It’s an expensive recruitment tool
I wrote over a year ago about the plan by Colorado State University to build a new state of the art football stadium in a bid to attract more students. At that time the projected cost was $226m but it now has risen to $242m and there are clearly some loud dissenting voices about the project. But it has now been approved by the University’s Governors and is on track to be built, right in the middle of the campus. This latter point, which I didn’t pick up on the first time, means that athletics will come to be seen, quite literally, as being at the heart of the university.
Also doubles up as the world’s biggest lecture theatre
The scheme is now progressing, despite objections:
An opposition group, Save Our Stadium Hughes, has brought in experts in sports economics to evaluate and discuss the university’s plan. All have raised concerns, particularly about financial viability.
Steven Shulman, chair of the economics department at Colorado State, said he can’t understand why anyone would think his institution would be the exception to the rule. “Football is not the future,” he said. “College football is really a relic of the past.”
Colorado State’s top leaders, however, view an on-campus stadium as more than just a way to elevate the football program and bring in money through ticket sales. They see it as an opportunity to engage alumni. Too many alums make it to the football stadium but not onto the actual campus on game days, said Mike Hooker, the university’s spokesman. This way, he said, they might take in a lecture or visit an art gallery while they’re there.
The public got its first glimpse of Colorado State’s stadium proposal three years ago, when Jack Graham, the athletic director at the time, gave a presentation highlighting five primary reasons for the on-campus facility: developing game-day traditions, attracting quality coaches and athletes, increasing the college’s exposure, having a positive economic impact on the Fort Collins community, and creating a “landmark gathering place” that could be used for other events besides football, like graduation ceremonies.
To critics of the plan, money is not the only reason to oppose it. Building a new stadium would push Colorado State in a direction that many people there don’t want to go. “This is a university,” said Mr. Shulman, the economics chair. “Our primary mission is education, not entertainment.”
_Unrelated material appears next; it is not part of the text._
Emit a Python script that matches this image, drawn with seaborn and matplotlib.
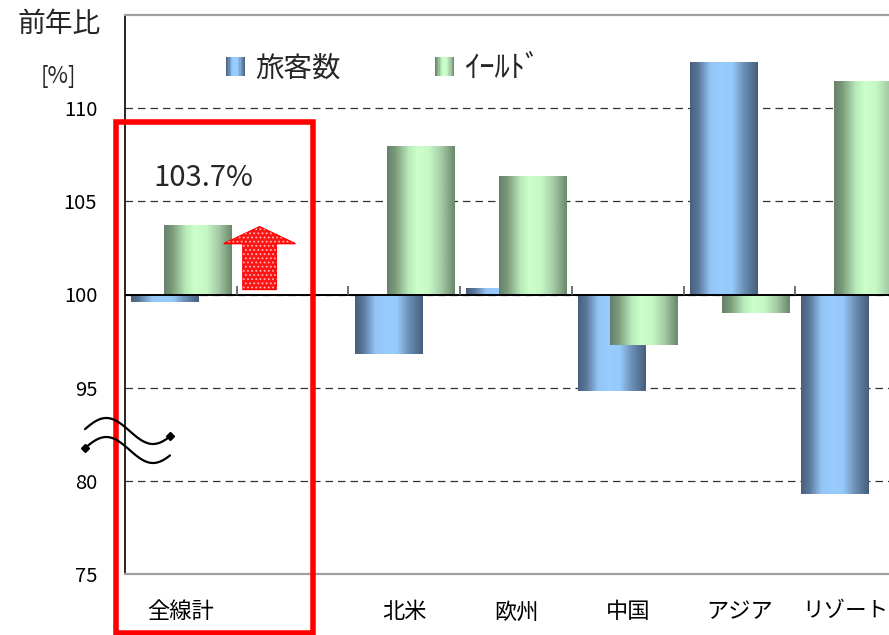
import numpy as np
import pandas as pd
import matplotlib
matplotlib.use("Agg")
import matplotlib.pyplot as plt
import seaborn as sns
from matplotlib.colors import LinearSegmentedColormap
from matplotlib.patches import Rectangle, Patch, FancyArrow
from matplotlib.lines import Line2D
from matplotlib.legend_handler import HandlerBase
from matplotlib.transforms import ScaledTranslation

# 前年比 [%] (値は画像から読み取り)
categories = ['全線計', '', '北米', '欧州', '中国', 'アジア', 'リゾート']
passengers = [99.6, None, 96.8, 100.3, 94.8, 112.4, 79.3]
yields = [103.7, None, 107.9, 106.3, 97.3, 99.0, 111.4]
series_names = ['旅客数', 'ｲｰﾙﾄﾞ']
ytick_values = [75, 80, 95, 100, 105, 110]
highlight_label = '103.7%'

sns.set_theme(style='white')
plt.rcParams['font.family'] = ['Noto Sans CJK JP', 'DejaVu Sans']
plt.rcParams['hatch.linewidth'] = 0.8

blue_cmap = LinearSegmentedColormap.from_list('blue_bar', [
    (0.0, '#485f7c'), (0.12, '#5a7899'), (0.3, '#92c4f5'), (0.45, '#99ccff'),
    (0.62, '#97c9fb'), (0.78, '#6f93ba'), (1.0, '#465e7b')])
green_cmap = LinearSegmentedColormap.from_list('green_bar', [
    (0.0, '#66806a'), (0.12, '#7a9a7a'), (0.32, '#b8eab8'), (0.45, '#ccffcc'),
    (0.62, '#c6f8c6'), (0.8, '#a6cca6'), (1.0, '#6a886a')])


def broken_scale(v):
    # 80〜95 を省略した軸: 80以下は10だけ持ち上げ、100を基準にした差にする
    return (v + 10 if v <= 80 else v) - 100


rows = []
for cat, p, y in zip(categories, passengers, yields):
    if p is not None:
        rows.append({'cat': cat, 'series': series_names[0], 'delta': broken_scale(p)})
    if y is not None:
        rows.append({'cat': cat, 'series': series_names[1], 'delta': broken_scale(y)})
df = pd.DataFrame(rows)

fig = plt.figure(figsize=(8.89, 6.35), dpi=100)
ax = fig.add_axes([125 / 889, 1 - 574 / 635, 782 / 889, 559 / 635])

sns.barplot(data=df, x='cat', y='delta', hue='series', order=categories,
            hue_order=series_names, palette=['#7fa8d4', '#a8dca8'], dodge=True,
            width=0.58, saturation=1, errorbar=None, legend=False, ax=ax, zorder=2)

# 棒を重ねて太くし、グラデーションで塗る
grad = np.linspace(0, 1, 256).reshape(1, -1)
for k, (cont, cmap) in enumerate(zip(ax.containers, [blue_cmap, green_cmap])):
    for bar in cont:
        cx = bar.get_x() + bar.get_width() / 2
        bar.set_width(0.6)
        bar.set_x(cx - 0.3)
        bar.set_edgecolor('none')
        x0, y0 = bar.get_x(), bar.get_y()
        ax.imshow(grad, cmap=cmap, aspect='auto', interpolation='bilinear',
                  extent=[x0, x0 + 0.6, y0, y0 + bar.get_height()],
                  zorder=2.2 + k * 0.1)

ax.set_xlim(-0.5, len(categories) - 0.5)
ax.set_ylim(-15, 15)
ax.set_yticks([broken_scale(v) for v in ytick_values])
ax.set_yticklabels([str(v) for v in ytick_values])
ax.set_xticks(range(len(categories)))
ax.set_xticklabels(categories)
ax.set_xlabel('')
ax.set_ylabel('')
ax.tick_params(axis='y', length=0, pad=20, labelsize=14.5, labelcolor='black')
ax.tick_params(axis='x', length=0, pad=19, labelsize=16, labelcolor='black')

# 右端のラベルは図の端に収める
last = ax.get_xticklabels()[-1]
last.set_fontsize(15.5)
last.set_transform(last.get_transform() + ScaledTranslation(-6 / 100, 0, fig.dpi_scale_trans))

ax.grid(axis='y', linestyle=(0, (6, 4)), color='#333333', linewidth=0.9, zorder=0)
ax.set_axisbelow(True)
ax.axhline(0, color='black', linewidth=1.4, zorder=3)
ax.vlines(np.arange(0.5, len(categories) - 1, 1), 0, 0.45, color='#555555',
          linewidth=1.2, zorder=3)

for side in ['top', 'bottom']:
    ax.spines[side].set_color('#a0a0a0')
    ax.spines[side].set_linewidth(1.6)
ax.spines['left'].set_color('black')
ax.spines['left'].set_linewidth(1.2)
ax.spines['right'].set_visible(False)

# 全線計の上向き矢印
arrow_kw = dict(x=0.705, y=0.27, dx=0, dy=3.37, width=0.30, head_width=0.64,
                head_length=0.91, length_includes_head=True, zorder=4)
ax.add_patch(FancyArrow(facecolor='#ff1414', edgecolor='#ff0000', linewidth=1, **arrow_kw))
ax.add_patch(FancyArrow(facecolor='none', edgecolor='#ffb4b4', hatch='....',
                        linewidth=0, **arrow_kw))

fig.text(203 / 889, 1 - 178 / 635, highlight_label, fontsize=21,
         ha='center', va='center')
fig.text(59 / 889, 1 - 24 / 635, '前年比', fontsize=20, ha='center', va='center')
fig.text(58.5 / 889, 1 - 77 / 635, '[%]', fontsize=16, ha='center', va='center')


class GradientHandler(HandlerBase):
    def __init__(self, cmap):
        super().__init__()
        self.cmap = cmap

    def create_artists(self, legend, orig_handle, xdescent, ydescent, width,
                       height, fontsize, trans):
        n = 16
        arts = []
        for i in range(n):
            arts.append(Rectangle((-xdescent + i * width / n, -ydescent),
                                  width / n * 1.08, height,
                                  facecolor=self.cmap((i + 0.5) / n),
                                  edgecolor='none', transform=trans))
        return arts


h_blue = Patch(label=series_names[0])
h_green = Patch(label=series_names[1])
leg = fig.legend(handles=[h_blue, h_green], labels=series_names,
                 handler_map={h_blue: GradientHandler(blue_cmap),
                              h_green: GradientHandler(green_cmap)},
                 loc='center left', bbox_to_anchor=(226 / 889, 1 - 68 / 635),
                 ncols=2, frameon=False, fontsize=20.5, handlelength=0.68,
                 handleheight=0.68, handletextpad=0.35, columnspacing=3.3,
                 borderpad=0, borderaxespad=0)
leg.get_texts()[1].set_fontsize(22)

# 省略記号 (波線)
px = np.linspace(85, 170, 80)
t = (px - 85) / 85
wave = 431 + 13 * np.cos(2 * np.pi * (t - 0.8) / 1.1)
for off in [0, 19]:
    fig.add_artist(Line2D(px / 889, 1 - (wave + off) / 635, color='black',
                          linewidth=1.6, transform=fig.transFigure))
fig.add_artist(Line2D([px[-1] / 889], [1 - wave[-1] / 635], marker='D',
                      markersize=4, color='black', transform=fig.transFigure))
fig.add_artist(Line2D([px[0] / 889], [1 - (wave[0] + 19) / 635], marker='D',
                      markersize=4, color='black', transform=fig.transFigure))

# 赤枠
fig.add_artist(Rectangle((116 / 889, 1 - 632.5 / 635), 196.5 / 889, 510.5 / 635,
                         fill=False, edgecolor='#ff0000', linewidth=4,
                         transform=fig.transFigure))

fig.savefig('out.png', dpi=100)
Andrew Zimbalist, a professor of economics at Smith College, expressed concern that the project would send a “strange message” about the university’s priorities. Bringing the stadium to the heart of the campus, he said, would make football a central focus—literally—of the university.
So this really does raise some profound questions about institutional mission and strategic priorities. There are also clearly some big economic issues which have yet to be decisively addressed. Will such an investment ever pay off?